Unrealistischer Plan
Nicht nur in Sachen Videoüberwachung scheint der Stadtrat noch nicht zu Ende gedacht zu haben, was der neue Club mit sich bringt. Gemäss Medienmitteilung vom April plant die Stadt, «Veranstaltungen vom Freien in die neuen Räumlichkeiten zu verlegen und damit die Lärmproblematik für Anwohnerinnen und Anwohner zu entschärfen». Auf Nachfrage der «az» nennt Daniel Preisig Veranstaltungen, die bisher im Mosergarten stattgefunden haben. «Es ist anzunehmen, dass einige Organisatoren, die bisher Veranstaltungen im Freien gemacht haben, das zusätzliche Raumangebot nutzen werden», sagt Preisig.

Ob die Stadt dieses Verlagerungsziel erreichen kann, erscheint allerdings mehr als fraglich, zumal die Miete für den «Flügelwest» deutlich höher ist:

Gegenüber den «Schaffhauser Nachrichten» sagte Luciano Di Fabrizio im April, er verlange für seine neue Halle zwischen 1000 und 3000 Franken Miete. Der Mosergarten kostet zwischen 50 und 500 Franken. Selbst Romeo Bettini muss einräumen: Vor diesem Hintergrund werde es schwierig, Veranstalter dazu zu bewegen, vom Mosergarten in den «Flügelwest»-Club zu wechseln, obwohl damit die Lärmbelastung für die Anwohner reduziert werden könnte, «was sicher begrüs­senswert wäre», so Bettini.

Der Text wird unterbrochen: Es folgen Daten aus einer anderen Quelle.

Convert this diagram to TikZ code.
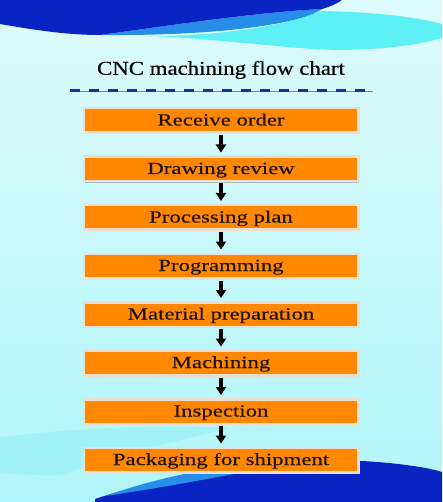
\documentclass[tikz,border=0pt]{standalone}
\usepackage{fontspec}
\setmainfont{Liberation Serif}
\newfontfamily\titlefont[FakeStretch=1.17,FakeBold=0.4]{Liberation Serif}
\newfontfamily\stepfont[FakeStretch=1.34,FakeBold=0.4]{Liberation Serif}
\usetikzlibrary{positioning,arrows.meta,shadows}

\definecolor{bgtop}{RGB}{222,250,252}
\definecolor{bgmid}{RGB}{244,255,255}
\definecolor{bgcyan}{RGB}{176,246,250}
\definecolor{wavedark}{RGB}{10,36,196}
\definecolor{wavelight}{RGB}{38,142,232}
\definecolor{wavecyan}{RGB}{80,240,244}
\definecolor{bandcyan}{RGB}{150,238,244}
\definecolor{boxorange}{RGB}{255,136,0}
\definecolor{boxedge}{RGB}{236,222,208}
\definecolor{rulenavy}{RGB}{28,48,150}

\begin{document}
\begin{tikzpicture}[x=1pt, y=-1pt,
	stepbox/.style={draw=boxedge, line width=2.5pt, fill=boxorange, minimum width=274.5pt, minimum height=24.5pt, inner sep=0pt, text height=12.5pt, text depth=2.5pt, font=\stepfont\fontsize{17}{20}\selectfont, text=black!85!brown, drop shadow={shadow xshift=1pt, shadow yshift=-1.5pt, fill=gray!70, opacity=0.7}},
	flowarrow/.style={-{Triangle[width=10pt,length=8pt]}, line width=4pt, shorten <=1pt, shorten >=3pt}]
		\useasboundingbox (0,0) rectangle (442,502);
		
		% Background
		\shade[top color=bgtop, middle color=bgmid, bottom color=bgcyan] (0,0) rectangle (442,502);
		\fill[bandcyan, opacity=0.6] (0,437) .. controls (80,428) and (160,424) .. (230,428) .. controls (180,440) and (110,458) .. (60,475) .. controls (40,476) and (20,474) .. (0,473) -- cycle;
		
		% Top waves
		\fill[wavecyan, opacity=0.9] (150,36) .. controls (230,36) and (290,24) .. (320,11) .. controls (380,12) and (420,18) .. (442,24) -- (442,38) .. controls (400,50) and (340,52) .. (300,48) .. controls (250,44) and (200,38) .. (150,36);
		\fill[wavelight] (100,35) .. controls (180,24) and (260,12) .. (322,9) .. controls (300,24) and (220,36) .. (100,35);
		\fill[wavedark] (0,0) -- (0,24) .. controls (40,31) and (70,35) .. (100,35) .. controls (180,24) and (260,12) .. (322,9) .. controls (332,6) and (338,3) .. (342,0) -- cycle;
		
		% Bottom waves
		\fill[wavedark] (95,502) -- (95,499) .. controls (150,480) and (250,466) .. (362,461) .. controls (400,463) and (430,468) .. (442,472) -- (442,502) -- cycle;
		\fill[wavelight] (105,496) .. controls (180,470) and (250,461) .. (305,460) .. controls (250,471) and (180,485) .. (105,496);
		
		% Title
		\node[font=\titlefont\fontsize{19.5}{22}\selectfont] (title) at (221,70) {CNC machining flow chart};
		\coordinate (ruleL) at (70,91);
		\coordinate (ruleR) at (373,91);
		\draw[rulenavy!60, line width=0.6pt] (ruleL) -- (ruleR);
		\draw[rulenavy, line width=3pt, dash pattern=on 10pt off 9pt] (ruleL) -- (ruleR);
		
		% Steps
		\foreach \i/\name in {0/Receive order, 1/Drawing review, 2/Processing plan, 3/Programming, 4/Material preparation, 5/Machining, 6/Inspection, 7/Packaging for shipment} {
			\node[stepbox] (step\i) at (221, 120.5+48.5*\i) {\name};
		}
		
		% Arrows
		\foreach \i [count=\j from 1] in {0,...,6} {
			\draw[flowarrow] (step\i) -- (step\j);
		}
	\end{tikzpicture}
\end{document}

Auf die Frage, ob die Stadt Luciano Di Fabrizio Vorgaben gemacht hat, zu welchem Preis er die Halle weitervermieten darf, will sich Preisig nicht äussern.

Christoph Schmid, Geschäftsführer von Radio Rasa, welches seit über zwei Jahrzehnten jeden Sommer das Rasafari-Festival im Mosergarten veranstaltet, winkt bereits ab: Es sei für das Rasa «keine Option», das Festival künftig nach drinnen in den «Flügelwest» zu verlegen.